创建成功,返回NoteBook列表,等待状态变为“运行中”【约等待3分钟】,点击“打开”,进入NoteBook详情页。在页面中选择“TensorFlow-1.13.1”,如下图所示:

在新建的Python环境页面的输入框中,输入以下代码:

import moxing as mox
import numpy as np
import scipy.io.wavfile as wav
from scipy.fftpack import fft
import matplotlib.pyplot as plt
%matplotlib inline
import keras
from keras.layers import Input, Conv2D, BatchNormalization, MaxPooling2D
from keras.layers import Reshape, Dense, Lambda
from keras.optimizers import Adam
from keras import backend as K
from keras.models import Model
from keras.utils import multi_gpu_model
import os
import pickle

点击“代码旁边的小三角形”run,查看执行结果,如下图:

2)数据准备

继续在下方空白的输入框中输入以下代码,从上传到OBS的数据拷贝到当前目录:

注:下方框选的部分是之前创建的OBS桶名

点击“run”,查看执行结果,如下图:

current_path = os.getcwd()
mox.file.copy('s3://nlpdemo/data.zip', current_path+'/data.zip')
mox.file.copy('s3://nlpdemo/data_thchs30.tar', current_path+'/data_thchs30.tar')

继续在下方空白的输入框中输入以下代码,解压缩数据:

!unzip data.zip
!tar -xvf data_thchs30.tar

点击“run”,查看执行结果,如下图:

3)数据处理

继续在下方空白的输入框中输入以下代码,生成音频文件和标签文件列表:注:考虑神经网络训练过程中接收的输入输出。首先需要batch_size内数据具有统一的shape。格式为:[batch_size, time_step, feature_dim],然而读取的每一个sample的时间轴长都不一样,所以需要对时间轴进行处理,选择batch内最长的那个时间为基准,进行padding。这样一个batch内的数据都相同,就可以进行并行训练了。

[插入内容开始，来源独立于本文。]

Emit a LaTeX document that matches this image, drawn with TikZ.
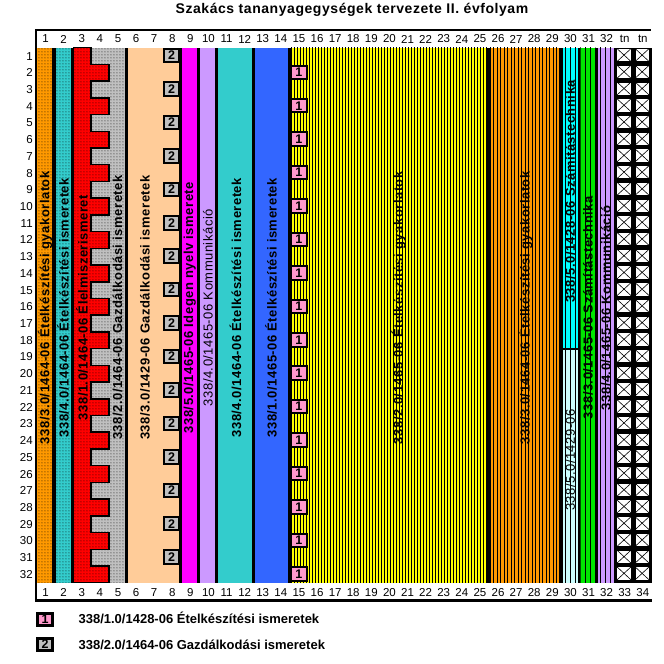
\documentclass[tikz,border=0pt]{standalone}
\usepackage{fontspec}
\setmainfont{Liberation Sans}
\newfontfamily\spacedfont[LetterSpace=4]{Liberation Sans}
\usepackage{tikz}
\usetikzlibrary{patterns.meta}
\definecolor{szorange}{RGB}{255,153,0}
\definecolor{szteal}{RGB}{51,204,204}
\definecolor{szred}{RGB}{255,0,0}
\definecolor{szgrey}{RGB}{192,192,192}
\definecolor{szpeach}{RGB}{255,204,153}
\definecolor{szmagenta}{RGB}{255,0,255}
\definecolor{szlavender}{RGB}{204,153,255}
\definecolor{szblue}{RGB}{51,102,255}
\definecolor{szyellow}{RGB}{255,255,0}
\definecolor{szcyan}{RGB}{0,255,255}
\definecolor{szlightcyan}{RGB}{204,255,255}
\definecolor{szgreen}{RGB}{0,230,0}
\definecolor{szpink}{RGB}{255,153,204}

\begin{document}
\begin{tikzpicture}[x=18.1pt,y=-16.72pt,
    hdr/.style={font=\fontsize{11.5}{12}\selectfont, inner sep=0pt},
    coltext/.style={rotate=90, inner sep=0pt, font=\fontsize{13}{14}\spacedfont\bfseries},
    coltextlight/.style={rotate=90, inner sep=0pt, font=\fontsize{13}{14}\spacedfont},
    dotblock/.style={preaction={fill=#1}, pattern={Dots[distance=3pt,radius=0.5pt]}, pattern color=black},
    lineblock/.style 2 args={preaction={fill=#1}, pattern={Lines[angle=90,distance=#2,line width=0.8pt]}, pattern color=black},
    numbox/.style={draw, line width=2pt, fill=#1, minimum width=15.5pt, minimum height=13.5pt, inner sep=0pt, font=\fontsize{12.5}{12.5}\bfseries\selectfont}]
        \path[use as bounding box, fill=white] (-2.017,-2.853) rectangle (34.67,36.86);

        \node[font=\fontsize{14}{16}\spacedfont\bfseries] (title) at (17.43,-2.25) {Szakács tananyagegységek tervezete II. évfolyam};

        \fill[black] (-0.09,0) rectangle (34,32);
        \draw[line width=2pt] (-0.09,-1.07) -- (33.95,-1.07);
        \draw[line width=1.7pt] (-0.04,-1.07) -- (-0.04,0);
        \draw[line width=1.7pt] (-0.04,32) -- (-0.04,33.06);
        \draw[line width=3pt] (-0.09,33.06) -- (34,33.06);

        \foreach \c in {1,...,32} \node[hdr] (top\c) at (\c-0.5,-0.52) {\c};
        \node[hdr] (toptn1) at (32.5,-0.52) {tn};
        \node[hdr] (toptn2) at (33.5,-0.52) {tn};
        \foreach \c in {1,...,34} \node[hdr] (bot\c) at (\c-0.5,32.6) {\c};
        \foreach \r in {1,...,32} \node[hdr, anchor=east] (row\r) at (-0.2,\r-0.5) {\r};

        \path[dotblock=szorange] (0.05,0) rectangle (0.88,32);
        \path[dotblock=szteal] (1.05,0) rectangle (1.88,32);
        \path[dotblock=szgrey] (3,0) rectangle (4.88,32);
        \draw[line width=1.5pt, dotblock=szred] (2.05,0) -- (3,0)
            \foreach \r in {2,4,...,32} { -- (3,\r-1) -- (4,\r-1) -- (4,\r) -- (3,\r) } -- (2.05,32) -- cycle;
        \fill[szpeach] (5.05,0) rectangle (7.88,32);
        \fill[szmagenta] (8.05,0) rectangle (8.88,32);
        \fill[szlavender] (9.05,0) rectangle (9.88,32);
        \fill[szteal] (10.05,0) rectangle (11.88,32);
        \fill[szblue] (12.05,0) rectangle (13.88,32);
        \path[lineblock={szyellow}{3pt}] (14.05,0) rectangle (24.88,32);
        \path[lineblock={szorange}{3.5pt}] (25.05,0) rectangle (28.88,32);
        \path[lineblock={szcyan}{5pt}] (29.08,0) rectangle (29.9,17.94);
        \path[lineblock={szlightcyan}{5pt}] (29.08,18.06) rectangle (29.9,32);
        \path[lineblock={szgreen}{5pt}] (30.05,0) rectangle (30.88,32);
        \path[lineblock={szlavender}{5pt}] (31.05,0) rectangle (31.88,32);

        \foreach \r in {1,3,...,31} \node[numbox=szgrey] (gaz\r) at (7.46,\r-0.53) {2};
        \foreach \r in {2,4,...,32} \node[numbox=szpink] (etel\r) at (14.5,\r-0.53) {1};

        \foreach \c in {33,34} \foreach \r in {1,...,32} {
            \draw[fill=white, line width=0.6pt] (\c-0.94,\r-0.96) rectangle (\c-0.14,\r-0.16);
            \draw[line width=0.6pt] (\c-0.94,\r-0.96) -- (\c-0.14,\r-0.16) (\c-0.94,\r-0.16) -- (\c-0.14,\r-0.96);
        }

        \node[coltext] (m1) at (0.47,15.55) {338/3.0/1464-06 Ételkészítési gyakorlatok};
        \node[coltext] (m2) at (1.47,15.55) {338/4.0/1464-06 Ételkészítési ismeretek};
        \node[coltext] (m3) at (2.52,15.55) {338/1.0/1464-06 Élelmiszerismeret};
        \node[coltext] (m4) at (4.48,15.55) {338/2.0/1464-06 Gazdálkodási ismeretek};
        \node[coltext] (m6) at (6,15.55) {338/3.0/1429-06 Gazdálkodási ismeretek};
        \node[coltext] (m9) at (8.47,15.55) {338/5.0/1465-06 Idegen nyelv ismerete};
        \node[coltextlight] (m10) at (9.47,15.55) {338/4.0/1465-06 Kommunikáció};
        \node[coltext] (m11) at (11,15.55) {338/4.0/1464-06 Ételkészítési ismeretek};
        \node[coltext] (m13) at (12.95,15.55) {338/1.0/1465-06 Ételkészítési ismeretek};
        \node[coltext] (m15) at (20,15.55) {338/2.0/1465-06 Ételkészítési gyakorlatok};
        \node[coltext] (m26) at (27,15.55) {338/3.0/1464-06 Ételkészítési gyakorlatok};
        \node[coltext] (m30a) at (29.49,8.6) {338/5.0/1428-06 Számítástechnika};
        \node[coltextlight] (m30b) at (29.49,24.66) {338/5.0/1429-06};
        \node[coltext] (m31) at (30.47,15.55) {338/3.0/1465-06 Számítástechnika};
        \node[coltext] (m32) at (31.47,15.55) {338/4.0/1465-06 Kommunikáció};

        \node[numbox=szpink, line width=3pt, minimum width=15pt, minimum height=12pt] (leg1) at (0.47,34.17) {1};
        \node[anchor=west, font=\fontsize{13}{14}\bfseries\selectfont] (leg1txt) at (2.13,34.1) {338/1.0/1428-06 Ételkészítési ismeretek};
        \node[numbox=szgrey, line width=3pt, minimum width=15pt, minimum height=12pt] (leg2) at (0.47,35.7) {2};
        \node[anchor=west, font=\fontsize{13}{14}\bfseries\selectfont] (leg2txt) at (2.13,35.7) {338/2.0/1464-06 Gazdálkodási ismeretek};
    \end{tikzpicture}
\end{document}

source_file = 'data/thchs_train.txt'
def source_get(source_file):
    train_file = source_file 
    label_data = []
    wav_lst = []
    with open(train_file,"r",encoding="utf-8") as f:
        lines = f.readlines()
        for line in lines:
            datas = line.split("\t")
            wav_lst.append(datas[0])
            label_data.append(datas[1])
    return label_data, wav_lst

label_data, wav_lst = source_get(source_file)

print(label_data[:10])
print(wav_lst[:10])

点击“run”,查看执行结果,如下图:

继续在下方空白的输入框中输入以下代码,进行label数据处理(为label建立拼音到id的映射,即词典):

def mk_vocab(label_data):
    vocab = []
    for line in label_data:
        line = line.split(' ')
        for pny in line:
            if pny not in vocab:
                vocab.append(pny)
    vocab.append('_')
    return vocab

vocab = mk_vocab(label_data)

def word2id(line, vocab):
    return [vocab.index(pny) for pny in line.split(' ')]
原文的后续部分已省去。